Re: mm: use-after-free in collapse_huge_page

From: Andrea Arcangeli
Date: Mon Aug 29 2016 - 11:35:56 EST


Hello Kirill,

On Mon, Aug 29, 2016 at 03:42:33PM +0300, Kirill A. Shutemov wrote:
> @@ -898,13 +899,13 @@ static bool __collapse_huge_page_swapin(struct mm_struct *mm,
> /* do_swap_page returns VM_FAULT_RETRY with released mmap_sem */
> if (ret & VM_FAULT_RETRY) {
> down_read(&mm->mmap_sem);
> - if (hugepage_vma_revalidate(mm, address)) {
> + if (hugepage_vma_revalidate(mm, address, &vma)) {
> /* vma is no longer available, don't continue to swapin */
> trace_mm_collapse_huge_page_swapin(mm, swapped_in, referenced, 0);
> return false;
> }
> /* check if the pmd is still valid */
> - if (mm_find_pmd(mm, address) != pmd)
> + if (mm_find_pmd(mm, address) != pmd || vma != fe.vma)
> return false;
> }
> if (ret & VM_FAULT_ERROR) {

You check if the vma changed if the mmap_sem was released by the
VM_FAULT_RETRY case but not below:

/*
* Prevent all access to pagetables with the exception of
* gup_fast later handled by the ptep_clear_flush and the VM
> @@ -994,7 +995,7 @@ static void collapse_huge_page(struct mm_struct *mm,
> * handled by the anon_vma lock + PG_lock.
> */
> down_write(&mm->mmap_sem);
> - result = hugepage_vma_revalidate(mm, address);
> + result = hugepage_vma_revalidate(mm, address, &vma);
> if (result)
> goto out;
> /* check if the pmd is still valid */
if (mm_find_pmd(mm, address) != pmd)
goto out;

Here you go ahead without care if the vma has changed as long as the
"vma" pointer was updated to the new one, and the pmd is still present
and stable (present and not huge) and all vma details matched as
before.

Either we care that the vma changed in both places or we don't in
either of the two places.

The idea was that even if the vma changed it doesn't matter because
it's still good to proceed for a collapse if all revalidation check
pass.

What we failed at, was in refreshing the pointer of the vma to the new
one after the vma revalidation passed, so that the code that goes
ahead uses the right vma pointer and not the stale one we got
initially.

Now it may give a perception that it is safer to check fa.vma != vma
but in reality it is not, because the vma may be freed and reallocated
in exactly the same address...

So I think the vma != fe.vma check shall be removed because no matter
what the safety of the vma revalidate cannot come from checking if the
pointer has not changed and it must come from something else.

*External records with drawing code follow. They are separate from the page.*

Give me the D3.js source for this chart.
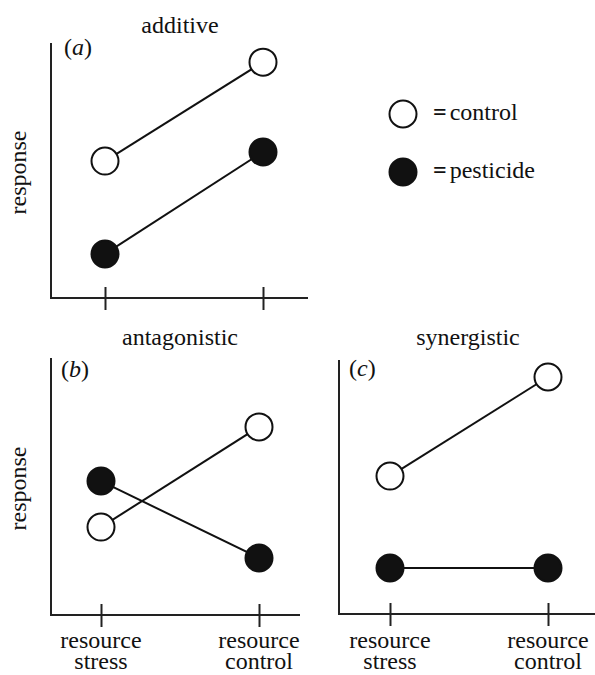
<!DOCTYPE html>
<html><head><meta charset="utf-8">
<script src="https://cdn.jsdelivr.net/npm/d3@7"></script>
<style>body{margin:0;background:#fff}svg{display:block}</style>
</head><body><svg id="c" width="595" height="675"></svg>
<script>
const categories = ["resource stress", "resource control"];
const panelTitles = ["additive", "antagonistic", "synergistic"];
const panelLetters = ["a", "b", "c"];
const seriesNames = ["control", "pesticide"];
// response values (arbitrary units, 0 = x-axis, 10 = top of y-axis)
const controlValues = [[5.37, 9.25], [3.42, 7.32], [5.43, 9.33]];
const pesticideValues = [[1.73, 5.73], [5.21, 2.22], [1.81, 1.81]];

const svg = d3.select("#c");
const FONT = '"Liberation Serif", "Times New Roman", serif';
const FS = "24px";
const txt = (sel) => sel.append("text").style("font-family", FONT).style("font-size", FS).attr("fill", "#111");
const layouts = [
  {left: 51, right: 308, top: 43, bottom: 298, t0: 105, t1: 263, titleX: 180, titleY: 33, lx: 64, ly: 55, showX: false, showY: true},
  {left: 51, right: 300, top: 358, bottom: 615, t0: 101, t1: 259, titleX: 180, titleY: 345, lx: 61, ly: 377, showX: true, showY: true},
  {left: 339, right: 595, top: 360, bottom: 614, t0: 390, t1: 548, titleX: 468, titleY: 345, lx: 349, ly: 376, showX: true, showY: false}
];
const R = 13.5;
layouts.forEach((L, i) => {
  const x = d3.scalePoint().domain(categories).range([L.t0, L.t1]);
  const y = d3.scaleLinear().domain([0, 10]).range([L.bottom, L.top]);
  const g = svg.append("g");
  g.append("line").attr("x1", L.left).attr("x2", L.left).attr("y1", L.top).attr("y2", L.bottom + 1)
    .attr("stroke", "#222").attr("stroke-width", 2);
  const xa = g.append("g").attr("transform", `translate(0,${L.bottom})`)
    .call(d3.axisBottom(x).tickSize(0).tickFormat(""));
  xa.select(".domain").remove();
  g.append("line").attr("x1", L.left).attr("x2", L.right).attr("y1", L.bottom).attr("y2", L.bottom)
    .attr("stroke", "#222").attr("stroke-width", 2);
  xa.selectAll(".tick").append("line").attr("y1", -11).attr("y2", 12).attr("stroke", "#222").attr("stroke-width", 2);
  if (L.showX) {
    categories.forEach(c => {
      const parts = c.split(" ");
      txt(g).attr("x", x(c)).attr("y", 648).attr("text-anchor", "middle").text(parts[0]);
      txt(g).attr("x", x(c)).attr("y", 669).attr("text-anchor", "middle").text(parts[1]);
    });
  }
  if (L.showY) {
    const cy = (L.top + L.bottom) / 2 + 2;
    txt(g).attr("transform", `translate(26,${cy}) rotate(-90)`).attr("text-anchor", "middle").text("response");
  }
  txt(g).attr("x", L.titleX).attr("y", L.titleY).attr("text-anchor", "middle").text(panelTitles[i]);
  const lt = txt(g).attr("x", L.lx).attr("y", L.ly);
  lt.append("tspan").text("(");
  lt.append("tspan").style("font-style", "italic").text(panelLetters[i]);
  lt.append("tspan").text(")");
  [[pesticideValues[i], "#111"], [controlValues[i], "#fff"]].forEach(([vals, fill]) => {
    const pts = categories.map((c, k) => [x(c), y(vals[k])]);
    g.append("path").attr("d", d3.line()(pts)).attr("stroke", "#111").attr("stroke-width", 2).attr("fill", "none");
    g.selectAll(null).data(pts).enter().append("circle").attr("cx", d => d[0]).attr("cy", d => d[1]).attr("r", R)
      .attr("fill", fill).attr("stroke", "#111").attr("stroke-width", 2);
  });
});
const legend = svg.append("g");
seriesNames.forEach((s, k) => {
  const cy = 114 + k * 58;
  legend.append("circle").attr("cx", 403).attr("cy", cy).attr("r", 13.5).attr("fill", k ? "#111" : "#fff")
    .attr("stroke", "#111").attr("stroke-width", 2);
  const t = txt(legend).attr("x", 433).attr("y", cy + 6);
  t.append("tspan").style("font-weight", "bold").text("=");
  t.append("tspan").attr("dx", 3).text(s);
});
</script></body></html>
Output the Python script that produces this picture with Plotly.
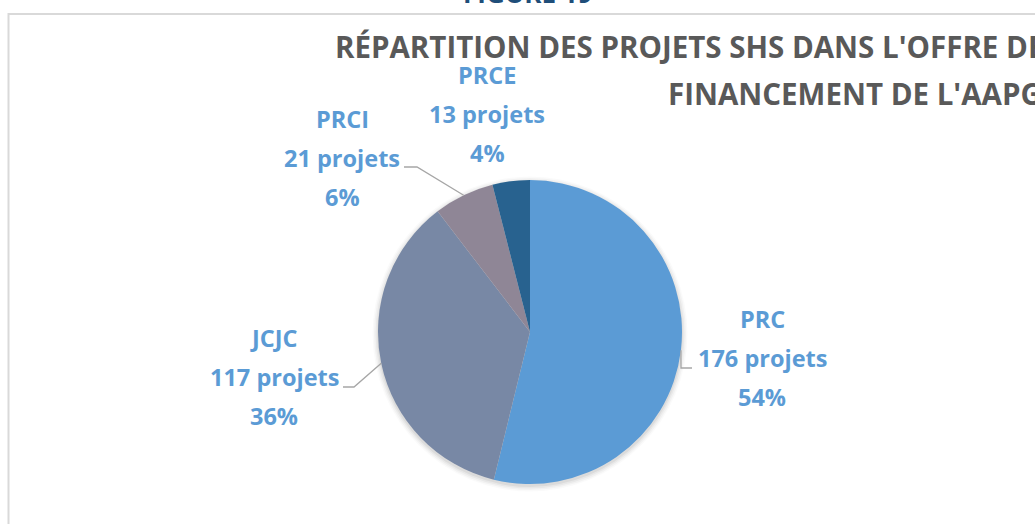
import math
import plotly.graph_objects as go

# ---------------- data ----------------
labels = ["PRC", "JCJC", "PRCI", "PRCE"]
values = [176, 117, 21, 13]
unit = "projets"
colors = ["#5B9BD5", "#7888A5", "#8F8696", "#28628F"]
title_lines = ["RÉPARTITION DES PROJETS SHS DANS L'OFFRE DE", "FINANCEMENT DE L'AAPG"]
figure_label = "FIGURE 19"

# ---------------- layout helpers ----------------
W, H = 1035, 524
CX, CY, R = 530, 332, 152


def px(x):
    return x / W


def py(y):
    return 1 - y / H


# label block centres (pixels) and leader-line elbows
label_pos = {
    "PRC": (762, 319),
    "JCJC": (274, 338),
    "PRCI": (342, 119),
    "PRCE": (487, 75),
}
line_gap = 39
leaders = {
    "PRC": [(692, 368), (681, 368)],
    "JCJC": [(343, 387), (354, 387)],
    "PRCI": [(404, 167), (417, 167)],
}

total = sum(values)
fig = go.Figure()

fig.add_trace(go.Pie(
    labels=labels, values=values, sort=False, direction="clockwise", rotation=0,
    textinfo="none", hoverinfo="label+value+percent",
    marker=dict(colors=colors, line=dict(width=0)),
    domain=dict(x=[px(CX - R), px(CX + R)], y=[py(CY + R), py(CY - R)]),
    showlegend=False,
))

shapes = []
# frame
shapes.append(dict(type="rect", xref="paper", yref="paper",
                   x0=px(8.5), x1=px(W + 10), y0=py(H + 10), y1=py(14),
                   line=dict(color="#D9D9D9", width=2), layer="below"))
# soft shadow under the pie
for i, a in enumerate([0.05, 0.04, 0.03, 0.02]):
    rr = R + 1 + i * 1.5
    cy = CY + 2
    shapes.append(dict(type="circle", xref="paper", yref="paper",
                       x0=px(CX - rr), x1=px(CX + rr), y0=py(cy + rr), y1=py(cy - rr),
                       fillcolor=f"rgba(0,0,0,{a})", line=dict(width=0), layer="below"))

annotations = []
cum = 0
FONT = "Open Sans, Lato, sans-serif"
font_lbl = dict(family=FONT, size=23.5, color="#5B9BD5")
for lab, v in zip(labels, values):
    frac_mid = (cum + v / 2) / total
    cum += v
    ang = 2 * math.pi * frac_mid
    ex, ey = CX + R * math.sin(ang), CY - R * math.cos(ang)
    lx, ly = label_pos[lab]
    texts = [lab, f"{v} {unit}", f"{round(v / total * 100)}%"]
    for k, t in enumerate(texts):
        annotations.append(dict(text=f"<b>{t}</b>", x=px(lx), y=py(ly + k * line_gap),
                                xref="paper", yref="paper", xanchor="center", yanchor="middle",
                                showarrow=False, font=font_lbl))
    if lab in leaders:
        pts = leaders[lab] + [(ex, ey)]
        path = "M " + " L ".join(f"{px(x):.5f},{py(y):.5f}" for x, y in pts)
        shapes.append(dict(type="path", xref="paper", yref="paper", path=path,
                           line=dict(color="#A6A6A6", width=1.3)))

font_title = dict(family=FONT, size=29.5, color="#595959")
annotations.append(dict(text=f"<b>{title_lines[0]}</b>", x=px(333), y=py(47), xref="paper", yref="paper",
                        xanchor="left", yanchor="middle", showarrow=False, font=font_title))
annotations.append(dict(text=f"<b>{title_lines[1]}</b>", x=px(666), y=py(93), xref="paper", yref="paper",
                        xanchor="left", yanchor="middle", showarrow=False, font=font_title))
annotations.append(dict(text=f"<b>{figure_label}</b>", x=px(528), y=py(13), xref="paper", yref="paper",
                        xanchor="center", yanchor="bottom", showarrow=False,
                        font=dict(family=FONT, size=26, color="#1F4E79")))

fig.update_layout(
    width=W, height=H, margin=dict(l=0, r=0, t=0, b=0),
    paper_bgcolor="white", plot_bgcolor="white",
    shapes=shapes, annotations=annotations,
)
fig.write_html("out.html", config={"displayModeBar": False},
               post_script="document.body.style.margin='0';document.body.style.padding='0';")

Now reading __collapse_huge_page_swapin I noticed some other unrelated
issues.

if (referenced < HPAGE_PMD_NR/2) {
trace_mm_collapse_huge_page_swapin(mm, swapped_in, referenced, 0);
return false;
}

Referenced is not updated ever by __collapse_huge_page_swapin. In turn
the above check would better be moved out of the loop, before we start
to kmap the pte.

Bigger issue is that leaving it where it is right now, we don't seem
to unmap the pte as needed when the above "return false" above runs,
which means we're leaking kmap_atomic entries, and that will also get
fixed by moving the check before the loop starts and before the first
pte_offset_map.

swapped_in will showup zero instead of 1 in the tracing at all times
but I doubt it makes any difference so I would move it out of the loop
instead of adding a pte_unmap before returning, so it runs faster.